_Exercise directions_.
Give the material once more, word for word, without any images.

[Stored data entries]

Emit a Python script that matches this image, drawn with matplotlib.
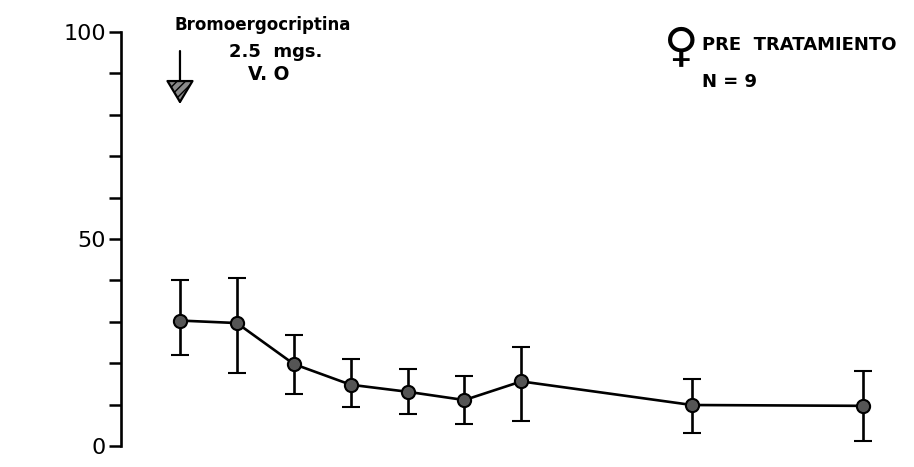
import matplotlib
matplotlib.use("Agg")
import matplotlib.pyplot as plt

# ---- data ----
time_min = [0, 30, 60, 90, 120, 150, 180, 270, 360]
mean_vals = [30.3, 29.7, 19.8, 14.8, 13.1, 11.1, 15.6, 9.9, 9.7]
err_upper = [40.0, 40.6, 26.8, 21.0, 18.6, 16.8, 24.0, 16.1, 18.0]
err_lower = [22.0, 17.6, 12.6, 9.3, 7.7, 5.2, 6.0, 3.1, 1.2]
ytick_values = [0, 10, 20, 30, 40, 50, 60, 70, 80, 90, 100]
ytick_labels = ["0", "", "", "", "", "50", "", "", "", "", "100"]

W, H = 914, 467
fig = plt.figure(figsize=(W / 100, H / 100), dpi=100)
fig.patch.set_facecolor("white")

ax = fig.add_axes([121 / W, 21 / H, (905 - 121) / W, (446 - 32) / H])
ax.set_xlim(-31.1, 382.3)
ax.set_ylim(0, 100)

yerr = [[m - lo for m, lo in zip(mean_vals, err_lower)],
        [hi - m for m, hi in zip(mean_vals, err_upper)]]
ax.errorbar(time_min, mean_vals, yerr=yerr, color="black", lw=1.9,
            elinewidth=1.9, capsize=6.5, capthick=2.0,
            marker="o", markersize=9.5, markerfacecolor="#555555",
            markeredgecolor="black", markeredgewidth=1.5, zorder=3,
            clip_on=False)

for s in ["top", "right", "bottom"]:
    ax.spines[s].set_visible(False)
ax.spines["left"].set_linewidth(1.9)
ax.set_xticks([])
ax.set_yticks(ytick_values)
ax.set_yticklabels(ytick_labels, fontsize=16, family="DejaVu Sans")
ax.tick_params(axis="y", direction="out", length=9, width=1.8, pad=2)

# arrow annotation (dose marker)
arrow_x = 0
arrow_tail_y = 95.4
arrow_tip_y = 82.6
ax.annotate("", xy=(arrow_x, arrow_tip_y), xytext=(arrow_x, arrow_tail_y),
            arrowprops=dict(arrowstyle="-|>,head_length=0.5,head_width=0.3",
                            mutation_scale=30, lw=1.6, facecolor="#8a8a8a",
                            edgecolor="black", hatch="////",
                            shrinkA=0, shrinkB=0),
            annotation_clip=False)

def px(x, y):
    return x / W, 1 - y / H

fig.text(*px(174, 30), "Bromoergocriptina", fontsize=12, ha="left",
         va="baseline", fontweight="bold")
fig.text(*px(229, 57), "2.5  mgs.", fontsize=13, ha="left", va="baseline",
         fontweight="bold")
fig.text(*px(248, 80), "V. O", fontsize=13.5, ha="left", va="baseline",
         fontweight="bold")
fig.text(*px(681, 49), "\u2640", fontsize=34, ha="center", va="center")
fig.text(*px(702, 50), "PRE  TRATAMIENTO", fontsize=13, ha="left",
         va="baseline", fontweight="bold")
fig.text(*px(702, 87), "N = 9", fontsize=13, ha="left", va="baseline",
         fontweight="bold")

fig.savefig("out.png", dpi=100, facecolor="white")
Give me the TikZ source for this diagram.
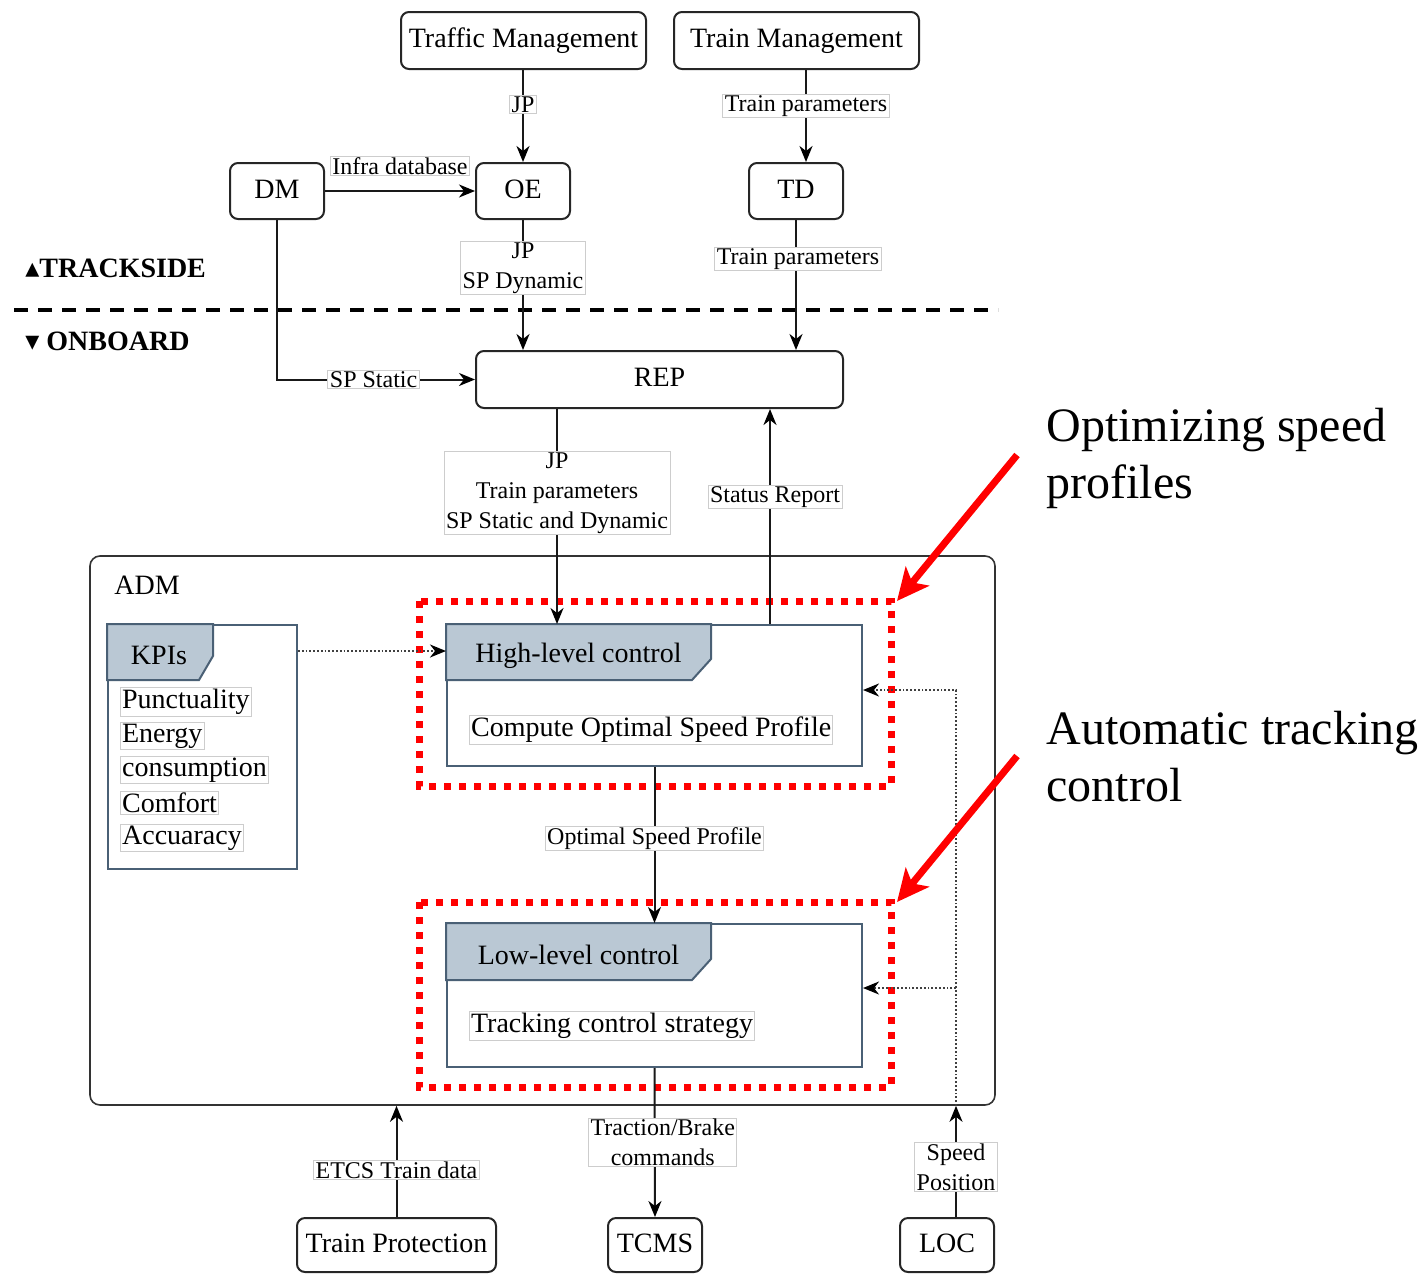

_Reply_.
Emit a Python script that matches this image, drawn with matplotlib.
import matplotlib
matplotlib.use("Agg")
import matplotlib.pyplot as plt

# ---- data ----
time_min = [0, 30, 60, 90, 120, 150, 180, 270, 360]
mean_vals = [30.3, 29.7, 19.8, 14.8, 13.1, 11.1, 15.6, 9.9, 9.7]
err_upper = [40.0, 40.6, 26.8, 21.0, 18.6, 16.8, 24.0, 16.1, 18.0]
err_lower = [22.0, 17.6, 12.6, 9.3, 7.7, 5.2, 6.0, 3.1, 1.2]
ytick_values = [0, 10, 20, 30, 40, 50, 60, 70, 80, 90, 100]
ytick_labels = ["0", "", "", "", "", "50", "", "", "", "", "100"]

W, H = 914, 467
fig = plt.figure(figsize=(W / 100, H / 100), dpi=100)
fig.patch.set_facecolor("white")

ax = fig.add_axes([121 / W, 21 / H, (905 - 121) / W, (446 - 32) / H])
ax.set_xlim(-31.1, 382.3)
ax.set_ylim(0, 100)

yerr = [[m - lo for m, lo in zip(mean_vals, err_lower)],
        [hi - m for m, hi in zip(mean_vals, err_upper)]]
ax.errorbar(time_min, mean_vals, yerr=yerr, color="black", lw=1.9,
            elinewidth=1.9, capsize=6.5, capthick=2.0,
            marker="o", markersize=9.5, markerfacecolor="#555555",
            markeredgecolor="black", markeredgewidth=1.5, zorder=3,
            clip_on=False)

for s in ["top", "right", "bottom"]:
    ax.spines[s].set_visible(False)
ax.spines["left"].set_linewidth(1.9)
ax.set_xticks([])
ax.set_yticks(ytick_values)
ax.set_yticklabels(ytick_labels, fontsize=16, family="DejaVu Sans")
ax.tick_params(axis="y", direction="out", length=9, width=1.8, pad=2)

# arrow annotation (dose marker)
arrow_x = 0
arrow_tail_y = 95.4
arrow_tip_y = 82.6
ax.annotate("", xy=(arrow_x, arrow_tip_y), xytext=(arrow_x, arrow_tail_y),
            arrowprops=dict(arrowstyle="-|>,head_length=0.5,head_width=0.3",
                            mutation_scale=30, lw=1.6, facecolor="#8a8a8a",
                            edgecolor="black", hatch="////",
                            shrinkA=0, shrinkB=0),
            annotation_clip=False)

def px(x, y):
    return x / W, 1 - y / H

fig.text(*px(174, 30), "Bromoergocriptina", fontsize=12, ha="left",
         va="baseline", fontweight="bold")
fig.text(*px(229, 57), "2.5  mgs.", fontsize=13, ha="left", va="baseline",
         fontweight="bold")
fig.text(*px(248, 80), "V. O", fontsize=13.5, ha="left", va="baseline",
         fontweight="bold")
fig.text(*px(681, 49), "\u2640", fontsize=34, ha="center", va="center")
fig.text(*px(702, 50), "PRE  TRATAMIENTO", fontsize=13, ha="left",
         va="baseline", fontweight="bold")
fig.text(*px(702, 87), "N = 9", fontsize=13, ha="left", va="baseline",
         fontweight="bold")

fig.savefig("out.png", dpi=100, facecolor="white")
Give me the TikZ source for this diagram.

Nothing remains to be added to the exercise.